Gianni Infantino confirmed the plan in May. The president framed the format as a reflection of the tournament’s tri-country footprint. Mexico City carries the first show on June 11, Toronto follows on June 12, and Los Angeles closes the opening run on June 13. Each ceremony pairs with the home team’s first group game.
The Triple-Ceremony Format
Past World Cups opened with one ceremony at one stadium. The 2026 edition splits the moment across three host nations, each with its own performers, theme, and crowd. The stage builds 90 minutes before kick-off, the music plays, the local culture leads, then the football starts.
FIFA did this for one reason. The 2026 tournament uses three host nations, 16 host cities, and an expanded 48-team format. A single ceremony would have stayed at one stadium and missed the rest of the map. The triple format gives every host country an anchor moment on the world feed.
Schedule and Venues
- June 11, Mexico City: Ceremony at Estadio Azteca (FIFA’s tournament name: Mexico City Stadium) before the opener.

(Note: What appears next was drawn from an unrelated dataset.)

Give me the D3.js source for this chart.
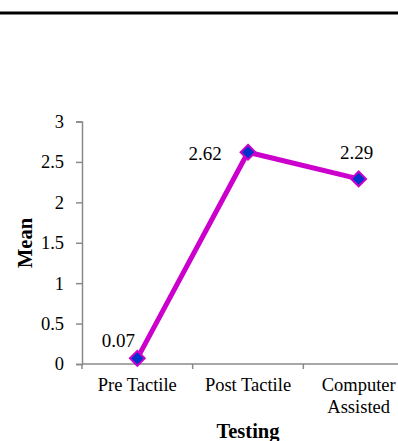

- June 12, Toronto: Ceremony at BMO Field before Canada’s first match.
- June 13, Los Angeles: Ceremony at SoFi Stadium before the United States’ first match.

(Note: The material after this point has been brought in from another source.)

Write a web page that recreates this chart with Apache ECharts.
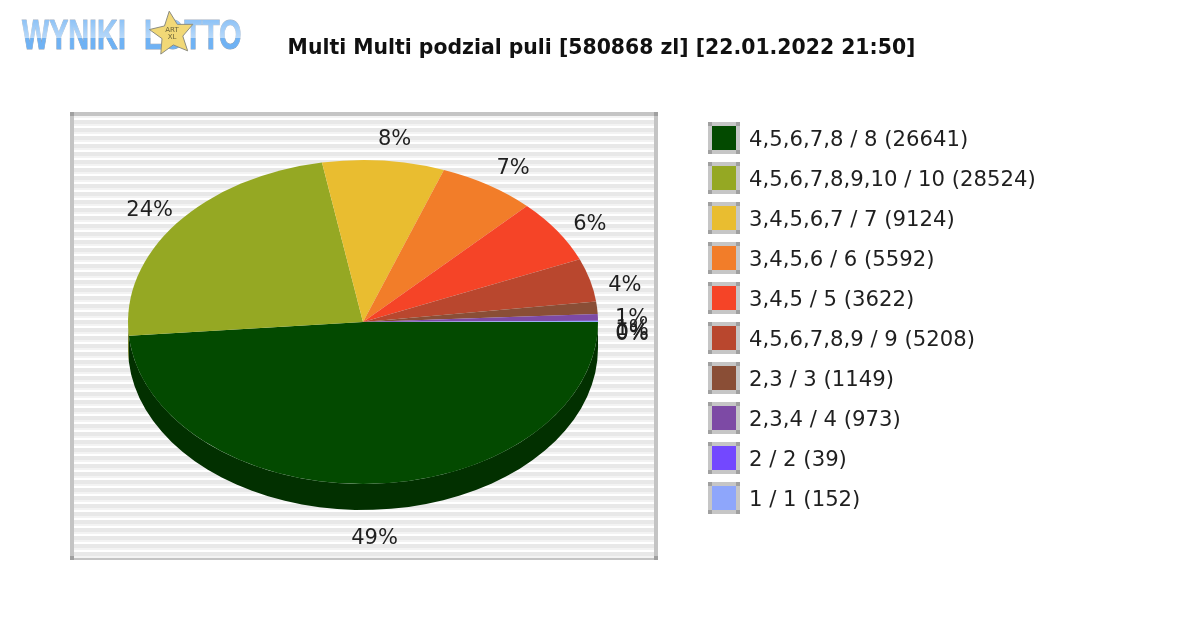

Each show runs exactly 90 minutes before kick-off. Broadcasters start their on-air windows roughly 15 to 30 minutes before the ceremony begins. The model gives global audiences three distinct windows to tune in across three time zones.
The Performers Lined Up
FIFA confirmed an artist roster spread across the three shows. Katy Perry and Michael Buble headline two of the ceremonies. Tyla performs at both Mexico City and Los Angeles. Latin artists Alejandro Fernandez, Belinda, Danny Ocean, J Balvin, Lila Downs, Los Angeles Azules, and Mana feature in Mexico City to anchor the cultural lead.
The line-up mixes commercial scale with regional identity. Mexico’s slate leans hard into Latin pop and ranchera tradition. Toronto’s show emphasises Canadian sound. Los Angeles closes with a pop-forward production designed for the SoFi production capacity.

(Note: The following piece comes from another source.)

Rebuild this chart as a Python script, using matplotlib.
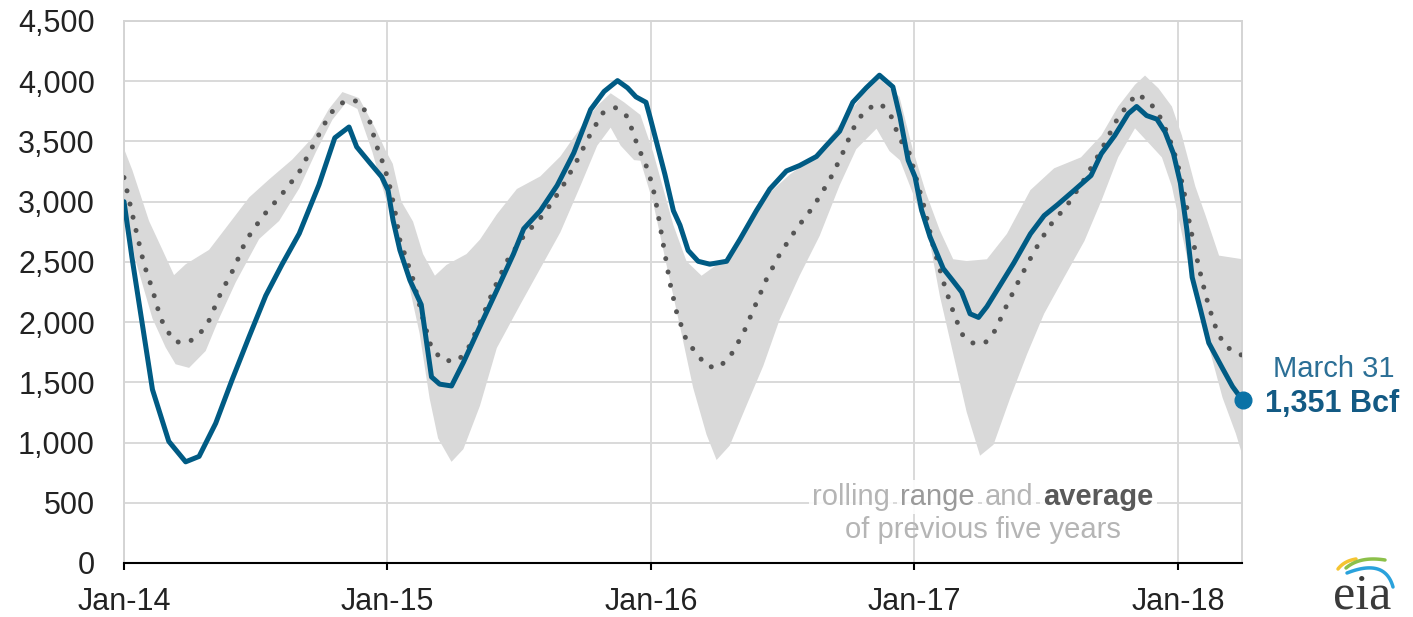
import numpy as np
import matplotlib.pyplot as plt
from matplotlib.ticker import FuncFormatter

plt.rcParams['font.family'] = ['Liberation Sans', 'DejaVu Sans']

# x values are years since Jan 2014, y values are Bcf
stor_t = [0.000, 0.030, 0.108, 0.170, 0.234, 0.285, 0.348, 0.410, 0.475, 0.538,
          0.600, 0.665, 0.740, 0.800, 0.854, 0.883, 0.934, 0.978, 1.002, 1.021,
          1.047, 1.085, 1.128, 1.167, 1.198, 1.243, 1.288, 1.351, 1.415, 1.478,
          1.517, 1.580, 1.644, 1.707, 1.771, 1.822, 1.873, 1.911, 1.943, 1.981,
          1.996, 2.021, 2.053, 2.085, 2.110, 2.141, 2.179, 2.223, 2.287, 2.337,
          2.400, 2.451, 2.514, 2.564, 2.628, 2.665, 2.716, 2.766, 2.817, 2.867,
          2.918, 2.945, 2.976, 3.002, 3.027, 3.059, 3.109, 3.147, 3.179, 3.211,
          3.243, 3.275, 3.326, 3.377, 3.440, 3.492, 3.543, 3.607, 3.670, 3.709,
          3.760, 3.811, 3.843, 3.881, 3.920, 3.951, 3.983, 4.009, 4.034, 4.054,
          4.086, 4.117, 4.169, 4.207, 4.245]
stor_v = [3000, 2540, 1440, 1010, 840, 885, 1160, 1520, 1880, 2220,
          2480, 2735, 3140, 3530, 3620, 3455, 3320, 3206, 3095, 2846,
          2598, 2348, 2145, 1545, 1485, 1470, 1665, 1965, 2265, 2565,
          2775, 2925, 3135, 3405, 3765, 3915, 4005, 3945, 3870, 3825,
          3705, 3495, 3225, 2925, 2805, 2595, 2505, 2481, 2505, 2685,
          2925, 3105, 3255, 3300, 3375, 3465, 3585, 3825, 3945, 4050,
          3953, 3704, 3344, 3206, 2930, 2708, 2445, 2340, 2250, 2069,
          2039, 2129, 2310, 2491, 2733, 2884, 2975, 3096, 3217, 3398,
          3549, 3730, 3790, 3715, 3685, 3579, 3398, 3156, 2763, 2371,
          2099, 1827, 1616, 1465, 1351]

avg_t = [0.000, 0.025, 0.050, 0.076, 0.108, 0.139, 0.170, 0.196, 0.247, 0.290,
         0.323, 0.367, 0.418, 0.462, 0.525, 0.595, 0.665, 0.715, 0.766, 0.797,
         0.839, 0.889, 0.921, 0.940, 0.953, 0.972, 0.990, 1.009, 1.028, 1.047,
         1.066, 1.097, 1.135, 1.167, 1.211, 1.268, 1.307, 1.351, 1.402, 1.453,
         1.517, 1.593, 1.663, 1.720, 1.765, 1.816, 1.866, 1.911, 1.949, 1.990,
         2.015, 2.034, 2.053, 2.072, 2.097, 2.135, 2.173, 2.211, 2.255, 2.299,
         2.350, 2.394, 2.438, 2.489, 2.552, 2.615, 2.678, 2.722, 2.766, 2.804,
         2.842, 2.874, 2.912, 2.943, 2.981, 3.038, 3.070, 3.109, 3.140, 3.179,
         3.217, 3.268, 3.307, 3.351, 3.402, 3.453, 3.511, 3.581, 3.645, 3.709,
         3.773, 3.843, 3.888, 3.926, 3.964, 3.996, 4.022, 4.041, 4.066, 4.092,
         4.117, 4.149, 4.181, 4.245]
avg_v = [3200, 2960, 2720, 2480, 2270, 2030, 1910, 1835, 1835, 1910,
         2015, 2240, 2450, 2675, 2875, 3050, 3245, 3455, 3665, 3770,
         3836, 3836, 3734, 3621, 3496, 3386, 3275, 3123, 2929, 2680,
         2560, 2355, 2025, 1785, 1680, 1680, 1785, 1995, 2265, 2505,
         2715, 2895, 3120, 3345, 3540, 3735, 3780, 3705, 3465, 3255,
         3045, 2805, 2565, 2325, 2085, 1845, 1740, 1635, 1620, 1710,
         1905, 2130, 2355, 2565, 2775, 2955, 3180, 3375, 3600, 3735,
         3795, 3810, 3705, 3525, 3400, 2945, 2643, 2340, 2129, 1903,
         1827, 1827, 1933, 2144, 2371, 2582, 2794, 2975, 3186, 3428,
         3700, 3896, 3836, 3730, 3549, 3338, 3096, 2854, 2582, 2340,
         2129, 1918, 1797, 1722]

hi_t = [0.000, 0.032, 0.095, 0.146, 0.190, 0.234, 0.323, 0.386, 0.475, 0.551,
        0.639, 0.715, 0.778, 0.829, 0.892, 0.956, 0.994, 1.020, 1.053, 1.097,
        1.135, 1.180, 1.224, 1.300, 1.351, 1.415, 1.491, 1.580, 1.656, 1.733,
        1.796, 1.847, 1.898, 1.960, 2.009, 2.047, 2.085, 2.135, 2.192, 2.249,
        2.312, 2.375, 2.451, 2.527, 2.602, 2.665, 2.741, 2.804, 2.867, 2.943,
        2.994, 3.045, 3.096, 3.147, 3.198, 3.275, 3.351, 3.440, 3.530, 3.632,
        3.709, 3.773, 3.837, 3.875, 3.926, 3.977, 4.015, 4.066, 4.105, 4.156,
        4.245]
hi_v = [3440, 3260, 2840, 2600, 2390, 2480, 2600, 2780, 3035, 3185,
        3350, 3530, 3770, 3910, 3860, 3600, 3420, 3315, 3000, 2835,
        2565, 2385, 2475, 2565, 2685, 2895, 3105, 3210, 3375, 3615,
        3795, 3900, 3825, 3720, 3405, 3105, 2805, 2505, 2385, 2475,
        2565, 2805, 3075, 3225, 3345, 3495, 3705, 3885, 4020, 3870,
        3430, 3065, 2763, 2522, 2507, 2522, 2733, 3096, 3277, 3368,
        3549, 3790, 3971, 4047, 3941, 3790, 3549, 3126, 2884, 2552,
        2522]

lo_t = [0.000, 0.044, 0.108, 0.158, 0.196, 0.247, 0.310, 0.361, 0.424, 0.513,
        0.589, 0.665, 0.728, 0.791, 0.842, 0.886, 0.943, 0.970, 1.020, 1.071,
        1.122, 1.160, 1.192, 1.243, 1.288, 1.351, 1.415, 1.504, 1.580, 1.656,
        1.733, 1.796, 1.847, 1.885, 1.936, 1.960, 2.009, 2.059, 2.110, 2.160,
        2.211, 2.249, 2.299, 2.362, 2.426, 2.489, 2.564, 2.640, 2.716, 2.779,
        2.856, 2.905, 2.945, 3.008, 3.059, 3.096, 3.147, 3.198, 3.249, 3.300,
        3.364, 3.428, 3.492, 3.568, 3.645, 3.709, 3.773, 3.837, 3.888, 3.939,
        3.977, 4.015, 4.066, 4.117, 4.169, 4.220, 4.245]
lo_v = [2990, 2510, 2030, 1790, 1650, 1620, 1760, 2030, 2330, 2690,
        2840, 3110, 3410, 3680, 3820, 3770, 3410, 3200, 2835, 2415,
        1905, 1365, 1035, 840, 945, 1305, 1785, 2145, 2445, 2745,
        3135, 3465, 3615, 3465, 3345, 3340, 2985, 2475, 1965, 1455,
        1065, 855, 975, 1305, 1635, 2025, 2385, 2715, 3135, 3435,
        3606, 3420, 3344, 2990, 2656, 2220, 1737, 1254, 891, 982,
        1374, 1737, 2069, 2371, 2673, 3005, 3368, 3609, 3489, 3368,
        3126, 2733, 2220, 1797, 1374, 1072, 891]

year_ticks = [0, 1, 2, 3, 4]
year_labels = ['Jan-14', 'Jan-15', 'Jan-16', 'Jan-17', 'Jan-18']
end_label = 'March 31'
end_value_label = '1,351 Bcf'

fig = plt.figure(figsize=(14.13, 6.17), dpi=100)
ax = fig.add_axes([124 / 1413, 54 / 617, 1118 / 1413, 542 / 617])

# rolling range band
band_x = np.r_[hi_t, lo_t[::-1]]
band_y = np.r_[hi_v, lo_v[::-1]]
ax.fill(band_x, band_y, color='#d9d9d9', lw=0, zorder=2)

# five-year average
ax.plot(avg_t, avg_v, color='#555555', lw=3.6, linestyle=(0, (0.01, 2.7)),
        dash_capstyle='round', zorder=3)

# storage
ax.plot(stor_t, stor_v, color='#005b84', lw=3.6, solid_joinstyle='round',
        solid_capstyle='round', zorder=4)
ax.plot([stor_t[-1]], [stor_v[-1]], 'o', ms=12, color='#0a72a6', clip_on=False, zorder=5)

ax.annotate(end_label, xy=(stor_t[-1], stor_v[-1]), xytext=(30, 31),
            textcoords='offset pixels', ha='left', va='center', fontsize=21,
            color='#2b6f96', annotation_clip=False)
ax.annotate(end_value_label, xy=(stor_t[-1], stor_v[-1]), xytext=(22, -4),
            textcoords='offset pixels', ha='left', va='center', fontsize=22,
            fontweight='bold', color='#135a84', annotation_clip=False)

ax.set_xlim(0, 4.243)
ax.set_ylim(0, 4500)
ax.set_xticks(year_ticks)
ax.set_xticklabels(year_labels)
ax.set_yticks(np.arange(0, 4501, 500))
ax.yaxis.set_major_formatter(FuncFormatter(lambda v, p: f'{v:,.0f}'))

ax.grid(True, color='#d9d9d9', lw=1.4, zorder=0)
ax.set_axisbelow(True)
for s in ['top', 'left', 'right']:
    ax.spines[s].set_color('#d4d4d4')
    ax.spines[s].set_linewidth(1.4)
ax.spines['bottom'].set_color('black')
ax.spines['bottom'].set_linewidth(1.5)
ax.spines['bottom'].set_zorder(6)

ax.tick_params(axis='x', direction='out', length=5, width=1.5, color='black',
               labelsize=22, labelcolor='#222222', pad=12)
ax.tick_params(axis='y', length=0, labelsize=22, labelcolor='#222222', pad=21)

# note text
light = '#b5b5b5'
wbox = dict(fc='white', ec='none', pad=2, alpha=0.9)
t1 = ax.text(2.612, 548, 'rolling', fontsize=21, color=light, ha='left',
             va='center', bbox=wbox, zorder=6)
t2 = ax.annotate('range', xy=(1, 0.5), xycoords=t1, xytext=(10, 0),
                 textcoords='offset pixels', fontsize=21, color='#9a9a9a',
                 va='center', bbox=wbox, zorder=6)
t3 = ax.annotate('and', xy=(1, 0.5), xycoords=t2, xytext=(10, 0),
                 textcoords='offset pixels', fontsize=21, color=light,
                 va='center', bbox=wbox, zorder=6)
t4 = ax.annotate('average', xy=(1, 0.5), xycoords=t3, xytext=(10, 0),
                 textcoords='offset pixels', fontsize=21, color='#595959',
                 fontweight='bold', va='center', bbox=wbox, zorder=6)
ax.text(3.258, 274, 'of previous five years', fontsize=21, color=light,
        ha='center', va='center', zorder=6)

# eia logo
lax = fig.add_axes([1300 / 1413, 0, 113 / 1413, 77 / 617])
lax.set_xlim(0, 113)
lax.set_ylim(77, 0)
lax.axis('off')


def curve(p0, p1, p2, n=30):
    s = np.linspace(0, 1, n)[:, None]
    p0, p1, p2 = np.array(p0), np.array(p1), np.array(p2)
    return (1 - s) ** 2 * p0 + 2 * (1 - s) * s * p1 + s ** 2 * p2


for pts, col in [(((38, 29), (44, 21), (56, 19)), '#f5c431'),
                 (((46, 28), (60, 16), (85, 20)), '#8cc04a'),
                 (((47, 33), (85, 18), (93, 47)), '#2aa2dc')]:
    c = curve(*pts)
    lax.plot(c[:, 0], c[:, 1], color=col, lw=2.5, solid_capstyle='round')
lax.text(62, 56, 'eia', fontsize=36, color='#3a3a3a', ha='center', va='center',
         family=['Liberation Serif', 'DejaVu Serif'])

fig.savefig('out.png', dpi=100)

Why the 90-Minute Buffer Matters
The 90-minute gap before kick-off serves practical needs. Pitch crews need time to clear the staging. Players need a clean warm-up window. Broadcasters need an uninterrupted hand-off into the pre-match show. The buffer keeps the football side untouched while the entertainment side runs its full set.
Past tournaments cut ceremonies short when production overran. FIFA’s 90-minute lock removes that risk. The ceremony ends, the stage clears, the warm-up starts, the broadcast resets. Each step has its own clock.
What Fans Get on the Ground
Ticket holders for the three openers get the full ceremony plus the match. FIFA encouraged early arrival and asked broadcasters to feature local culture segments in their build-up coverage. Fans without tickets can stream the shows through official FIFA channels and partner broadcasters.
Each city also opens fan-zone programming earlier on ceremony day. Mexico City rolls out events across the historic centre. Toronto activates downtown waterfront sites. Los Angeles uses Inglewood and downtown LA as the twin hubs. Our FIFA News hub will publish the full city schedules as they confirm.
Commercial Drivers Behind the Plan
FIFA’s commercial team gains three separate ad inventories, three sponsor activation windows, and three distinct merchandise drops tied to the openers. The 90-minute show length also matches the prime broadcast unit length, which makes commercial inserts predictable for partners.
The Visit Mexico, Destination Canada, and Brand USA tourism bodies all contribute to their local ceremony budgets. Each host country sees the ceremony as a tourism brand moment for the rest of the tournament window. FIFA shares the broadcast feed and the production framework, while each city pays for its own talent and cultural segments.
How This Compares to Past Openers
Qatar 2022 ran a single opening ceremony at Al Bayt Stadium before the opener against Ecuador. Russia 2018 staged its show at Luzhniki before Russia vs Saudi Arabia. Both built single-venue spectacles. The 2026 edition breaks that pattern, which means the ceremony format itself becomes part of the tournament’s identity.
The triple-show framework also sets a template the next World Cup may borrow. The 2030 tournament splits across six host nations and three continents. A multi-ceremony model already sits on the table for that edition, with the 2026 run as the live test.
What Happens Next
FIFA finalises production crews through May. Sound checks and full-stage rehearsals begin in early June at each venue. The first show goes live on June 11 at 11:30 AM Mexico City time, ahead of the Mexico vs South Africa opener at 1:00 PM local. The other two ceremonies follow on June 12 and June 13.
Each show carries its own visual identity, music slate, and cultural lead. The football kicks off 90 minutes later, in the same stadium, with the same crowd. The world watches three opening moments in three days.